People type faster on ‘real’ keyboards than on an iPad touchscreen.
While looking at formulae gives me a mild statistical horn (although I’m not sure if mild horn can be measured - perhaps it should be, HEY I KNOW WHAT, let’s start a research project. But not too much mind. Just mild.), surely this is a case of people/organisations with too much money and not enough real work to do:
What? You think we cannot extrapolate to the general population useful information acquired by testing the dexterity (and by inference, to some degree the intelligence) of sixteen protadults from Wichita State University? Even after applying to our laboratory findings a set of statistical techniques neither available to nor comprehensible by the ordinary citizen, thereby proving our professional competence?
Well, yes. Have you not communicated with anyone under the age of 25 recently? Not only do they avoid punctuation in typing, they avoid it while speak. Life is just one stream of consciousness spewed constantly into the quite spaces left between commercials and overproduced audio tracks from reality TV.
This is what happens when one is forced to contemplate spending the next several hours with “the siblings in-law” and their uncontrolled and restrained spawn.
I think in my case I’m a very heavy typist, so my punctuation and shift keys are generally the first to die on me. (When I was working on the degrees, I’d go through at least one keyboard a semester. Now that I buy better quality ones and am training myself to not whack the keys, I’m a lot better about not wearing out keyboards.)
I like that one of the “interesting comments” from a participant is the user helpfully raising the point that the netbook didn’t have a touch screen and he could actually feel the buttons moving.
On a related note, the University of Pigfender released a similar study recently:
Test conditions: The iPad bolted to a table in a large Tescos supermarket and a small Sony netbook device chained next to it.
Methodology: The participant was required to type a number of familiar phrases of his own choosing and comment back on whether he thought the iPad keyboard was useable. The participant chose a variety of phrases, including…
“This, I feel, is a worthwhile test. Or is it? Can I or can’t I use this keyboard?”

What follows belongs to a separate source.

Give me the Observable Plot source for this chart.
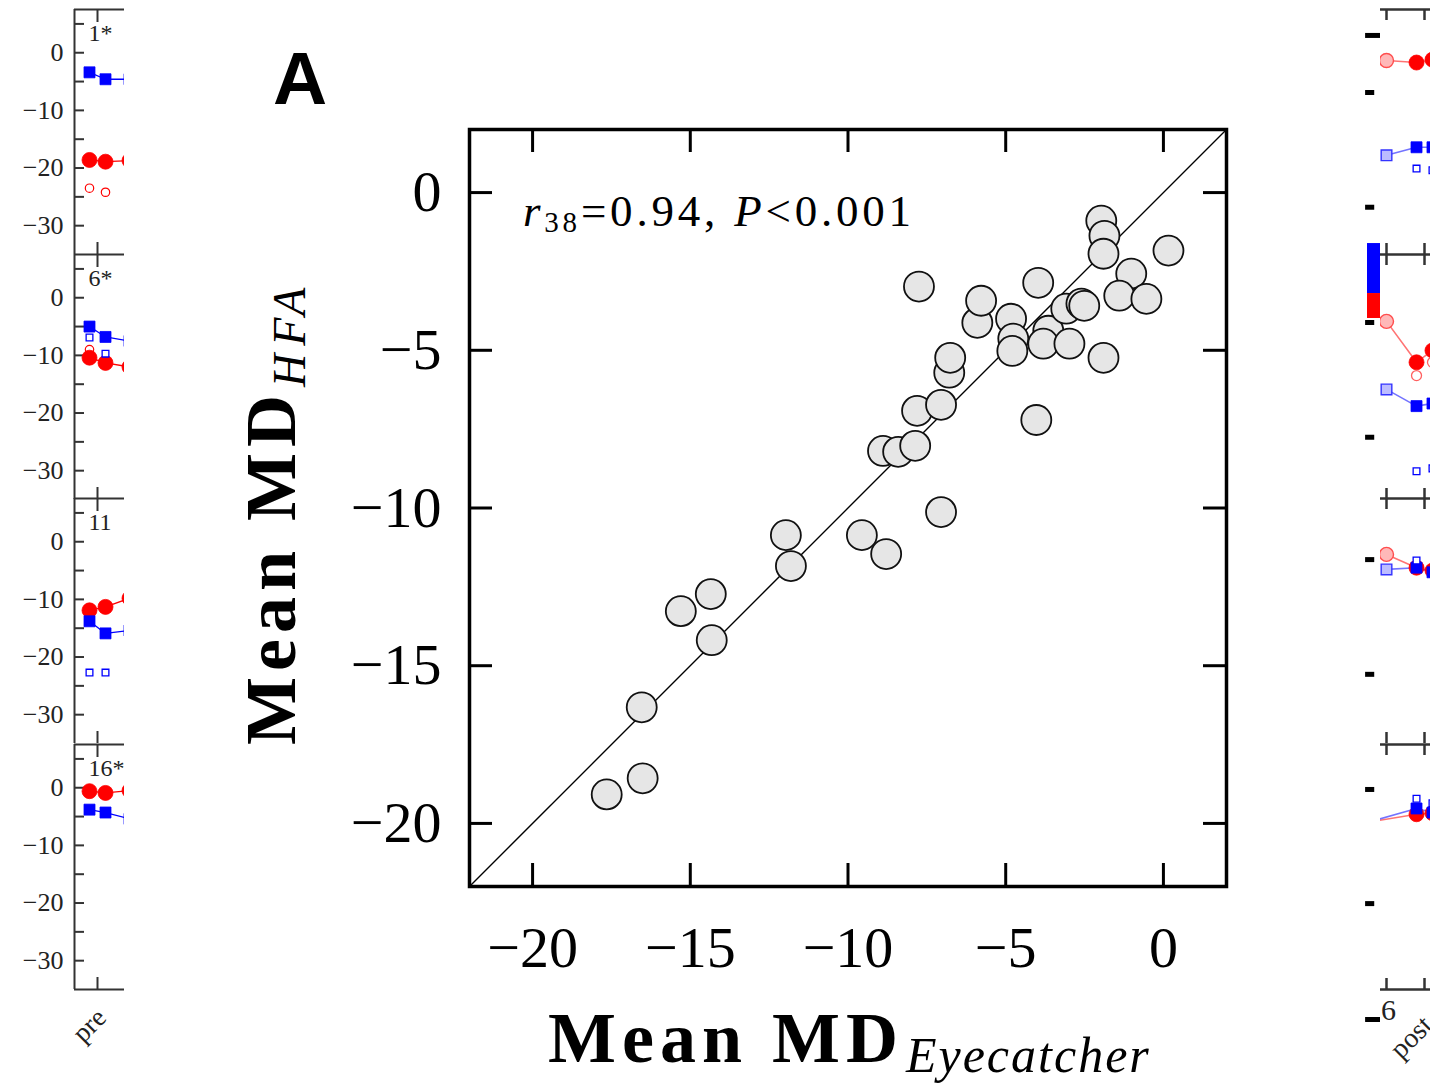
<!DOCTYPE html>
<html><head><meta charset="utf-8">
<script src="https://cdn.jsdelivr.net/npm/d3@7"></script>
<script src="https://cdn.jsdelivr.net/npm/@observablehq/plot@0.6"></script>
<style>
html,body{margin:0;padding:0;background:#fff;overflow:hidden;}
#fig{position:relative;width:1430px;height:1083px;overflow:hidden;}
#fig > svg{position:absolute;}
</style></head><body><div id="fig"></div>
<script>
// ---------- Main scatter (Mean MD, dB) ----------
const mdEyecatcher = [-17.65,-16.51,-16.54,-15.30,-14.35,-14.32,-11.97,-11.81,-9.56,-8.79,-7.05,-8.89,-8.41,-7.87,-7.81,-7.05,-6.79,-6.76,-7.75,-5.90,-5.78,-4.03,-4.83,-4.76,-4.79,-3.97,-3.65,-3.81,-3.08,-2.60,-2.51,-2.98,-1.97,-1.87,-1.90,-1.90,-1.02,-1.40,-0.54,0.16];
const mdHFA = [-19.08,-18.57,-16.32,-13.27,-12.73,-14.19,-10.86,-11.84,-10.86,-11.46,-10.13,-8.19,-8.22,-8.03,-6.92,-6.73,-5.71,-5.24,-2.98,-4.13,-3.43,-7.21,-4.00,-4.63,-5.02,-2.86,-4.38,-4.79,-3.68,-3.52,-3.59,-4.79,-0.89,-1.37,-1.94,-5.24,-2.57,-3.27,-3.37,-1.84];
const mainDomain = [-22, 2];
const mainTicks = [-20, -15, -10, -5, 0];
const corrDf = "38", corrR = "0.94", corrP = "0.001";
const panelLetter = "A";

// ---------- Left small multiples ----------
const leftPanelLabels = ["1*", "6*", "11", "16*"];
const leftX = [-0.25, 0.25, 1];          // two eyes at "pre", next session (cropped)
const leftOpenX = [-0.25, 0.25];
const leftRedFilled  = [[-18.6,-18.9,-18.7],[-10.4,-11.3,-12.0],[-11.9,-11.3,-9.8],[-0.6,-0.9,-0.5]];
const leftBlueFilled = [[-3.4,-4.6,-4.6],[-5.0,-6.8,-7.5],[-13.8,-15.9,-15.4],[-3.8,-4.3,-5.4]];
const leftRedOpen    = [[-23.5,-24.2],[-9.0,null],[null,null],[null,null]];
const leftBlueOpen   = [[null,null],[-6.9,-9.7],[-22.7,-22.7],[null,null]];
const sideDomain = [-35, 7.5];
const sideMajor = [0, -10, -20, -30];
const sideMinor = [5, 0, -5, -10, -15, -20, -25, -30];
const leftXDomain = [-23/32, 27/32];
const leftCategory = "pre";

// ---------- Right small multiples (cropped) ----------
const rightXDomain = [-6/38, 44/38];
const rightX = [0.79, 1.21];
const rightFirstX = [0, 0, 0, -0.5];
const rightRedFirst  = [-1.35, -4.1, -2.2, -6.0];
const rightBlueFirst = [-17.8, -15.9, -4.8, -6.0];
const rightRedFilled  = [[-1.7,-1.2],[-11.2,-9.15],[-4.5,-5.0],[-4.6,-4.4]];
const rightBlueFilled = [[-16.4,-16.4],[-18.8,-18.35],[-4.5,-5.3],[-3.6,-4.3]];
const rightRedOpen    = [[null,null],[-13.5,-11.2],[null,null],[null,null]];
const rightBlueOpen   = [[-20.1,-20.4],[-30.1,-29.6],[-3.25,null],[-1.9,-2.7]];
const rightDashY    = [[3.0,-6.9,-26.8],[-4.3,-24.2],[-3.1,-23.0],[-0.3,-20.1,-40.2]];
const rightDashWide = [[true,false,false],[false,false],[false,false],[false,false,true]];
const rightDashX = [-0.55, -0.31];
const rightBarX = -0.5;
const rightBar = [{y1: 9.4, y2: 0.73, c: "#0000ff"}, {y1: 0.73, y2: -3.6, c: "#ff0000"}];
const rightCategories = ["6", "post"];

// ---------- layout ----------
const W = 1430, H = 1083;
const frameL = 469, frameT = 129, frameR = 1226, frameB = 886;
const pw = frameR - frameL;
const serif = "'Liberation Serif','Times New Roman',serif";
const RED = "#ff0000", BLUE = "#0000ff", AX = "#333";
const fig = document.getElementById("fig");

const points = mdEyecatcher.map((x, i) => ({x, y: mdHFA[i]}));
const tick = 23;
const main = Plot.plot({
  width: W, height: H,
  marginLeft: frameL, marginTop: frameT, marginRight: W - frameR, marginBottom: H - frameB,
  x: {domain: mainDomain}, y: {domain: mainDomain},
  style: {background: "transparent", fontFamily: serif, color: "#000"},
  marks: [
    Plot.line(mainDomain, {x: d => d, y: d => d, stroke: "#000", strokeWidth: 1.4}),
    Plot.dot(points, {x: "x", y: "y", r: 15, fill: "#e6e6e6", stroke: "#111", strokeWidth: 1.8}),
    Plot.ruleX(mainTicks, {insetBottom: pw - tick, stroke: "#000", strokeWidth: 3}),
    Plot.ruleX(mainTicks, {insetTop: pw - tick, stroke: "#000", strokeWidth: 3}),
    Plot.ruleY(mainTicks, {insetRight: pw - tick, stroke: "#000", strokeWidth: 3}),
    Plot.ruleY(mainTicks, {insetLeft: pw - tick, stroke: "#000", strokeWidth: 3}),
    Plot.frame({stroke: "#000", strokeWidth: 3.5}),
    Plot.axisX({ticks: mainTicks, tickSize: 0, tickPadding: 39, fontSize: 58, label: null}),
    Plot.axisY({ticks: mainTicks, tickSize: 0, tickPadding: 28, fontSize: 58, label: null})
  ]
});
main.style.left = "0px"; main.style.top = "0px";
fig.appendChild(main);
const sm = d3.select(main);
// letter
sm.append("text").attr("x", 273).attr("y", 104).attr("font-family", "'Liberation Sans',Arial,sans-serif")
  .attr("font-weight", "bold").attr("font-size", 75).attr("text-anchor", "start").attr("fill", "#000").text(panelLetter);
// correlation annotation
const ann = sm.append("text").attr("x", 523).attr("y", 226).attr("font-family", serif)
  .attr("font-size", 45).attr("letter-spacing", 3.8).attr("text-anchor", "start").attr("fill", "#000");
ann.append("tspan").attr("font-style", "italic").text("r");
ann.append("tspan").attr("font-size", 29).attr("dy", 6).text(corrDf);
ann.append("tspan").attr("dy", -6).text("=" + corrR + ", ");
ann.append("tspan").attr("font-style", "italic").text("P");
ann.append("tspan").text("<" + corrP);
// x title
const xt = sm.append("text").attr("x", 548).attr("y", 1062).attr("font-family", serif)
  .attr("text-anchor", "start").attr("fill", "#000");
xt.append("tspan").attr("font-weight", "bold").attr("font-size", 72).attr("letter-spacing", 6).text("Mean MD");
xt.append("tspan").attr("font-style", "italic").attr("font-size", 50).attr("letter-spacing", 2).attr("dx", 2).attr("dy", 10).text("Eyecatcher");
// y title
const yt = sm.append("text").attr("transform", "translate(295,745) rotate(-90)").attr("font-family", serif)
  .attr("text-anchor", "start").attr("fill", "#000");
yt.append("tspan").attr("font-weight", "bold").attr("font-size", 72).attr("letter-spacing", 6).text("Mean MD");
yt.append("tspan").attr("font-style", "italic").attr("font-size", 46).attr("letter-spacing", 8).attr("dx", 2).attr("dy", 10).text("HFA");

// ---------- left panels ----------
const panelTops = [9, 254, 498, 744];
const panelH = 245;
panelTops.forEach((top, i) => {
  const mt = 3, mb = i === 3 ? 90 : 3;
  const red = leftX.map((x, j) => ({x, y: leftRedFilled[i][j]}));
  const blue = leftX.map((x, j) => ({x, y: leftBlueFilled[i][j]}));
  const redO = leftOpenX.map((x, j) => ({x, y: leftRedOpen[i][j]})).filter(d => d.y != null);
  const blueO = leftOpenX.map((x, j) => ({x, y: leftBlueOpen[i][j]})).filter(d => d.y != null);
  const marks = [
    Plot.ruleY([sideDomain[1]], {stroke: AX, strokeWidth: 2}),
    Plot.ruleX([leftXDomain[0]], {stroke: AX, strokeWidth: 2}),
    Plot.ruleY(sideMinor, {insetRight: 50 - 10, stroke: AX, strokeWidth: 2}),
    Plot.ruleX([0], {insetBottom: panelH - 13, stroke: AX, strokeWidth: 2}),
    Plot.ruleX([0], {insetTop: panelH - 12, stroke: AX, strokeWidth: 2}),
    Plot.axisY({ticks: sideMajor, tickSize: 0, tickPadding: 11, fontSize: 26, label: null, fill: "#222"}),
    Plot.text([leftPanelLabels[i]], {frameAnchor: "top-left", dx: 14, dy: 14, lineAnchor: "top", textAnchor: "start", fontSize: 24, fill: "#222"}),
    Plot.line(red, {x: "x", y: "y", stroke: RED, strokeWidth: 1.3}),
    Plot.dot(red, {x: "x", y: "y", r: 7.5, fill: RED, stroke: RED, strokeWidth: 0.8}),
    Plot.dot(redO, {x: "x", y: "y", r: 4.2, fill: "none", stroke: RED, strokeWidth: 1.2}),
    Plot.line(blue, {x: "x", y: "y", stroke: BLUE, strokeWidth: 1.3}),
    Plot.dot(blue, {x: "x", y: "y", r: 6.2, symbol: "square", fill: BLUE, stroke: BLUE, strokeWidth: 0.8}),
    Plot.dot(blueO, {x: "x", y: "y", r: 3.8, symbol: "square", fill: "white", stroke: BLUE, strokeWidth: 1.3})
  ];
  if (i === 3) {
    marks.push(Plot.ruleY([sideDomain[0]], {stroke: AX, strokeWidth: 2}));
    marks.push(Plot.text([leftCategory], {x: 0, frameAnchor: "bottom", dx: -2, dy: 42, rotate: -45, fontSize: 27, fill: "#222"}));
  }
  const svg = Plot.plot({
    width: 124, height: panelH + mt + mb,
    marginLeft: 74, marginRight: 0, marginTop: mt, marginBottom: mb,
    x: {domain: leftXDomain, axis: null}, y: {domain: sideDomain},
    style: {background: "transparent", overflow: "hidden", fontFamily: serif},
    marks
  });
  svg.style.left = "0px"; svg.style.top = (top - mt) + "px";
  fig.appendChild(svg);
});

// ---------- right panels ----------
panelTops.forEach((top, i) => {
  const mt = i === 1 ? 14 : 3, mb = i === 3 ? 96 : 3;
  const redS = [{x: rightFirstX[i], y: rightRedFirst[i]}, ...rightX.map((x, j) => ({x, y: rightRedFilled[i][j]}))];
  const blueS = [{x: rightFirstX[i], y: rightBlueFirst[i]}, ...rightX.map((x, j) => ({x, y: rightBlueFilled[i][j]}))];
  const redO = rightX.map((x, j) => ({x, y: rightRedOpen[i][j]})).filter(d => d.y != null);
  const blueO = rightX.map((x, j) => ({x, y: rightBlueOpen[i][j]})).filter(d => d.y != null);
  const dashes = rightDashY[i].map((y, j) => ({y, x1: rightDashX[0], x2: rightDashWide[i][j] ? rightXDomain[0] : rightDashX[1]}));
  const marks = [
    Plot.ruleY([sideDomain[1]], {stroke: AX, strokeWidth: 2.5}),
    Plot.ruleX([0, 1], {insetBottom: panelH - 11, stroke: AX, strokeWidth: 2.5}),
    Plot.ruleX([0, 1], {insetTop: panelH - 11, stroke: AX, strokeWidth: 2.5}),
    Plot.ruleY(dashes, {y: "y", x1: "x1", x2: "x2", stroke: "#000", strokeWidth: 5}),
    Plot.line(redS, {x: "x", y: "y", stroke: RED, strokeOpacity: 0.55, strokeWidth: 1.6, clip: true}),
    Plot.line(blueS, {x: "x", y: "y", stroke: BLUE, strokeOpacity: 0.55, strokeWidth: 1.6, clip: true}),
    Plot.dot(redS.slice(0, 1), {x: "x", y: "y", r: 7, fill: "#ffb8b8", stroke: "#ff4d4d", strokeWidth: 1.4, clip: true}),
    Plot.dot(blueS.slice(0, 1), {x: "x", y: "y", r: 6, symbol: "square", fill: "#bcbcff", stroke: "#3333ff", strokeWidth: 1.4, clip: true}),
    Plot.dot(redS.slice(1), {x: "x", y: "y", r: 7.5, fill: RED, stroke: RED, strokeWidth: 0.8, clip: true}),
    Plot.dot(redO, {x: "x", y: "y", r: 5, fill: "white", stroke: "#ff6060", strokeWidth: 1.3, clip: true}),
    Plot.dot(blueS.slice(1), {x: "x", y: "y", r: 6.2, symbol: "square", fill: BLUE, stroke: BLUE, strokeWidth: 0.8, clip: true}),
    Plot.dot(blueO, {x: "x", y: "y", r: 3.8, symbol: "square", fill: "white", stroke: BLUE, strokeWidth: 1.3, clip: true})
  ];
  if (i === 1) {
    marks.push(Plot.rect(rightBar, {x1: rightBarX, x2: rightXDomain[0], y1: "y1", y2: "y2", fill: "c"}));
  }
  if (i === 3) {
    marks.push(Plot.ruleY([sideDomain[0]], {stroke: AX, strokeWidth: 2.5}));
    marks.push(Plot.text([rightCategories[0]], {x: 0, frameAnchor: "bottom", dx: 2, dy: 30, fontSize: 30, fill: "#222"}));
    marks.push(Plot.text([rightCategories[1]], {x: 1, frameAnchor: "bottom", dx: -7, dy: 54, rotate: -45, fontSize: 28, fill: "#222"}));
  }
  const svg = Plot.plot({
    width: 70, height: panelH + mt + mb,
    marginLeft: 20, marginRight: 0, marginTop: mt, marginBottom: mb,
    x: {domain: rightXDomain, axis: null}, y: {domain: sideDomain, axis: null},
    style: {background: "transparent", overflow: "hidden", fontFamily: serif},
    marks
  });
  svg.style.left = "1360px"; svg.style.top = (top - mt) + "px";
  fig.appendChild(svg);
});
</script></body></html>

“touchy-feely touchy feely”; and
“I like sausages”
Summary output:In typing the phrases on a netbook, the phrases were duplicated correctly. On the iPad there were missing letters, wrong letters and substantial delays whilst ‘looking’ for punctuation marks.
Conclusion:The participant left having bought a jar of organic peanut butter and some cat bicsuits.
The discussion section was remarkably short and provided little analysis of the results in light of the literature. Although mentioned in passing, it would seem that lack of experience with the iPad would greatly affect both participant times and accuracy. Further, there appears to be no adjustment of alpha levels to account for the number of statistical analyses conducted. But I don’t want to whinge, so I’m going to find something charitable to say about the study…
…give me a minute…
OK. Look. It clearly represents “real world” use since, as Jaysen pointed out, young people these days use neither punctuation nor capitalisation. Further, as a lecturer and tutor, I think it a wonderful idea to let undergraduate students devise their own research and publish it online. Brilliant! It may, perhaps, have added still more to their learning if they experienced the challenge of responding to thoughtful reviewer feedback prior to publication.